Le Jugement dernier
Cité épiscopale d’Albi
Plus grand Jugement dernier du Moyen Âge, le jugement dernier de Sainte Cécile révèle des parentés stylistiques avec la peinture italiennes et flamande de cette époque.
Louis d’Amboise entreprend de revêtir les murs intérieurs de Sainte-Cécile d’un nouveau décor peint de 300 mètres carrés. Cette grande page a perdu sa partie centrale, détruite à la fin du XVIIe siècle. On y voyait sans doute le Christ-Juge et l’archange saint Michel, peseur d’âmes.
Au registre médian, des anges sonnent de la trompette annonçant la Résurrection et le Jugement. Les morts surgissent de leur tombeau.
La composition marque avec force la rupture entre le Christ et les réprouvés, séparés par un ciel verdâtre et lugubre. Les uns et les autres portent au cou le livre de leurs actions bonnes et mauvaises ; ce trait signale que chacun sera jugé selon le bilan de ses œuvres terrestres et que la Grâce ne suffit pas, seule, à assurer le Salut.
L’enfer, placé dans des lieux souterrains, éloignés de Dieu, apparaît comme le monde de la désespérance. Le désordre, le chaos, en constituent la structure fondamentale ; le grouillement, la promiscuité, le tohu-bohu, les odeurs fétides et nauséabondes, le vacarme y règnent. Les monstres y prolifèrent, démons hideux, pourvus de pattes griffues et de chairs molles qui suscitent la répulsion et l’effroi. Certains ont la tête du bouc, animal puant et diabolique, qui symbolise la luxure.
Immense jardin des supplices, l’enfer est d’abord une fournaise : des zébrures de couleur montrent l’omniprésence du feu, qui brûle les damnés sans les consumer ; d’autres châtiments transposent ceux d’ici bas : la roue, l’immersion dans l’eau, le pal, l’ingestion forcée, la cuisson dans des marmites géantes.
Dans ce monde de terreur, la souffrance physique (des bouches pathétiques profèrent des cris d’horreur) s’accompagne de la souffrance morale, car le séjour en enfer comporte la peine du dam, la séparation éternelle d’avec Dieu.
L’enfer s’organise en sept compartiments, autant que de péchés capitaux.
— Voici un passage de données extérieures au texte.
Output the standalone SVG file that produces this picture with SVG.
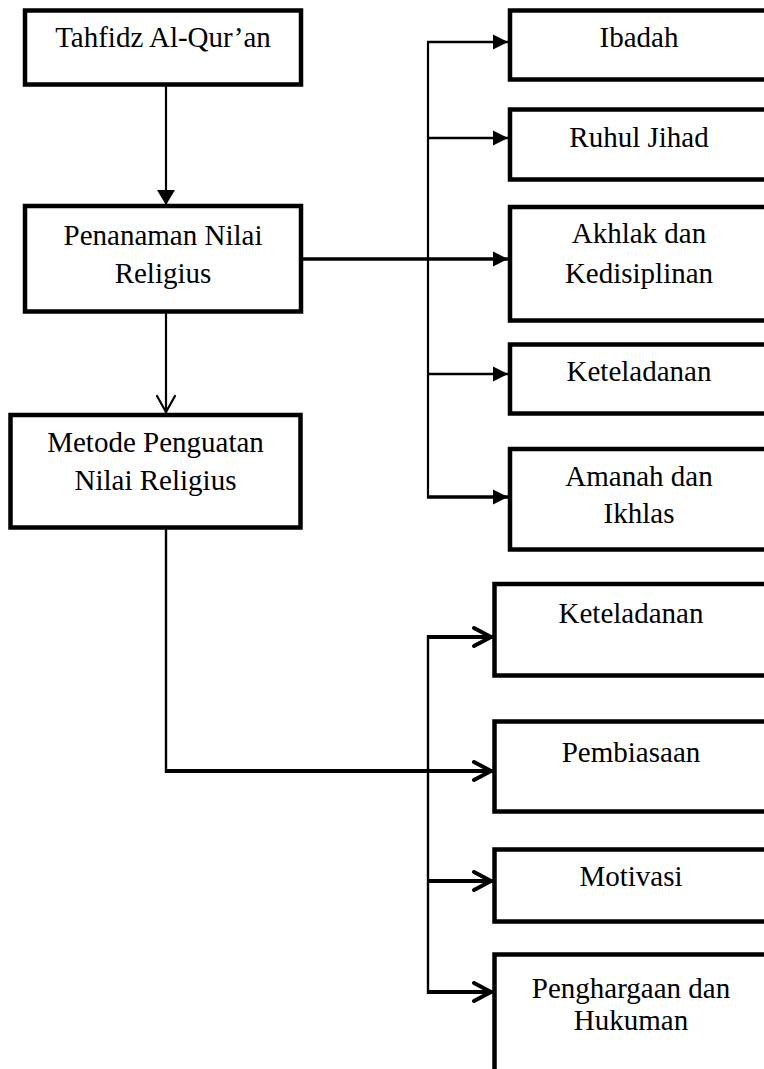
<svg xmlns="http://www.w3.org/2000/svg" width="764" height="1069" viewBox="0 0 764 1069">
<style>
.box{fill:#fff;stroke:#000;stroke-width:4.5}
.t{font-family:"Liberation Serif","Times New Roman",serif;font-size:29px;fill:#000;text-anchor:middle}
.c{fill:none;stroke:#000;stroke-linecap:butt}
</style>
<defs>
<marker id="tri" markerUnits="userSpaceOnUse" orient="auto" refX="0" refY="0" markerWidth="20" markerHeight="20" overflow="visible">
<path d="M-15,-7.5 L0,0 L-15,7.5 Z" fill="#000"/>
</marker>
<marker id="tri2" markerUnits="userSpaceOnUse" orient="auto" refX="0" refY="0" markerWidth="20" markerHeight="20" overflow="visible">
<path d="M-15,-9 L0,0 L-15,9 Z" fill="#000"/>
</marker>
<marker id="vthin" markerUnits="userSpaceOnUse" orient="auto" refX="0" refY="0" markerWidth="20" markerHeight="20" overflow="visible">
<path d="M-17,-9 L-1,0 L-17,9" fill="none" stroke="#000" stroke-width="2.2" stroke-linecap="round" stroke-linejoin="round"/>
</marker>
<marker id="vthick" markerUnits="userSpaceOnUse" orient="auto" refX="0" refY="0" markerWidth="20" markerHeight="20" overflow="visible">
<path d="M-19,-9 L-2,0 L-19,9" fill="none" stroke="#000" stroke-width="4" stroke-linecap="round" stroke-linejoin="round"/>
</marker>
</defs>

<g id="connectors">
<line class="c" x1="166" y1="86" x2="166" y2="205" stroke-width="2.2" marker-end="url(#tri2)"/>
<line class="c" x1="166" y1="313" x2="166" y2="413" stroke-width="2.2" marker-end="url(#vthin)"/>
<line class="c" x1="303" y1="259" x2="508" y2="259" stroke-width="3.5" marker-end="url(#tri)"/>
<line class="c" x1="428" y1="41" x2="428" y2="498" stroke-width="2.2"/>
<line class="c" x1="427" y1="42" x2="508" y2="42" stroke-width="2.5" marker-end="url(#tri)"/>
<line class="c" x1="427" y1="138" x2="508" y2="138" stroke-width="2.5" marker-end="url(#tri)"/>
<line class="c" x1="427" y1="374" x2="508" y2="374" stroke-width="2.5" marker-end="url(#tri)"/>
<line class="c" x1="427" y1="497" x2="508" y2="497" stroke-width="3.5" marker-end="url(#tri)"/>
<line class="c" x1="166" y1="529" x2="166" y2="773" stroke-width="2.4"/>
<line class="c" x1="165" y1="771" x2="493" y2="771" stroke-width="4" marker-end="url(#vthick)"/>
<line class="c" x1="428" y1="635" x2="428" y2="994" stroke-width="2.4"/>
<line class="c" x1="427" y1="637" x2="493" y2="637" stroke-width="4" marker-end="url(#vthick)"/>
<line class="c" x1="427" y1="881" x2="493" y2="881" stroke-width="4" marker-end="url(#vthick)"/>
<line class="c" x1="427" y1="992" x2="493" y2="992" stroke-width="4" marker-end="url(#vthick)"/>
</g>

<g id="n1"><rect class="box" x="25" y="10.5" width="276" height="74"/><text class="t" x="163" y="47">Tahfidz Al-Qur’an</text></g>
<g id="n2"><rect class="box" x="25" y="206" width="276" height="105.5"/><text class="t" x="163" y="245">Penanaman Nilai</text><text class="t" x="163" y="283">Religius</text></g>
<g id="n3"><rect class="box" x="10.5" y="415" width="290" height="112.5"/><text class="t" x="155.5" y="452">Metode Penguatan</text><text class="t" x="155.5" y="490">Nilai Religius</text></g>

<g id="r1"><rect class="box" x="510" y="10.5" width="270" height="69"/><text class="t" x="639" y="47">Ibadah</text></g>
<g id="r2"><rect class="box" x="510" y="109.5" width="270" height="70"/><text class="t" x="639" y="147">Ruhul Jihad</text></g>
<g id="r3"><rect class="box" x="510" y="207" width="270" height="113.5"/><text class="t" x="639" y="243">Akhlak dan</text><text class="t" x="639" y="283">Kedisiplinan</text></g>
<g id="r4"><rect class="box" x="510" y="344.5" width="270" height="69"/><text class="t" x="639" y="381">Keteladanan</text></g>
<g id="r5"><rect class="box" x="510" y="449" width="270" height="100.5"/><text class="t" x="639" y="486">Amanah dan</text><text class="t" x="639" y="523">Ikhlas</text></g>

<g id="m1"><rect class="box" x="494.5" y="584" width="280" height="91.5"/><text class="t" x="631" y="623">Keteladanan</text></g>
<g id="m2"><rect class="box" x="494.5" y="721.5" width="280" height="90"/><text class="t" x="631" y="762">Pembiasaan</text></g>
<g id="m3"><rect class="box" x="494.5" y="849.5" width="280" height="72"/><text class="t" x="631" y="886">Motivasi</text></g>
<g id="m4"><rect class="box" x="494.5" y="954.5" width="280" height="130"/><text class="t" x="631" y="998">Penghargaan dan</text><text class="t" x="631" y="1030">Hukuman</text></g>
</svg>
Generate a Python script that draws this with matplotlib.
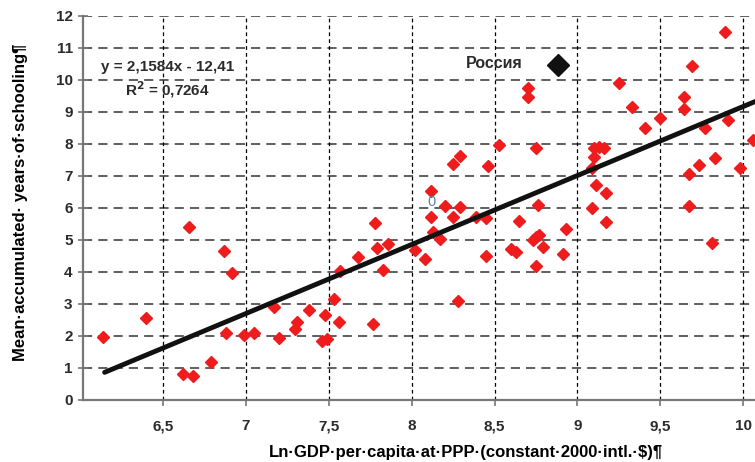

Le premier à gauche, dans le sens normal de la lecture, correspond à l’orgueil, la présomption, qui a conduit Ève et Adam à manger le fruit de l’arbre de la Science et les a fait tomber dans la luxure, dont le châtiment figure à l’extrême droite.
Entre les deux, on voit successivement les peines dévolues aux envieux, aux coléreux, aux avares et aux gloutons ; les paresseux et leur punition ont disparu au XVIIe siècle.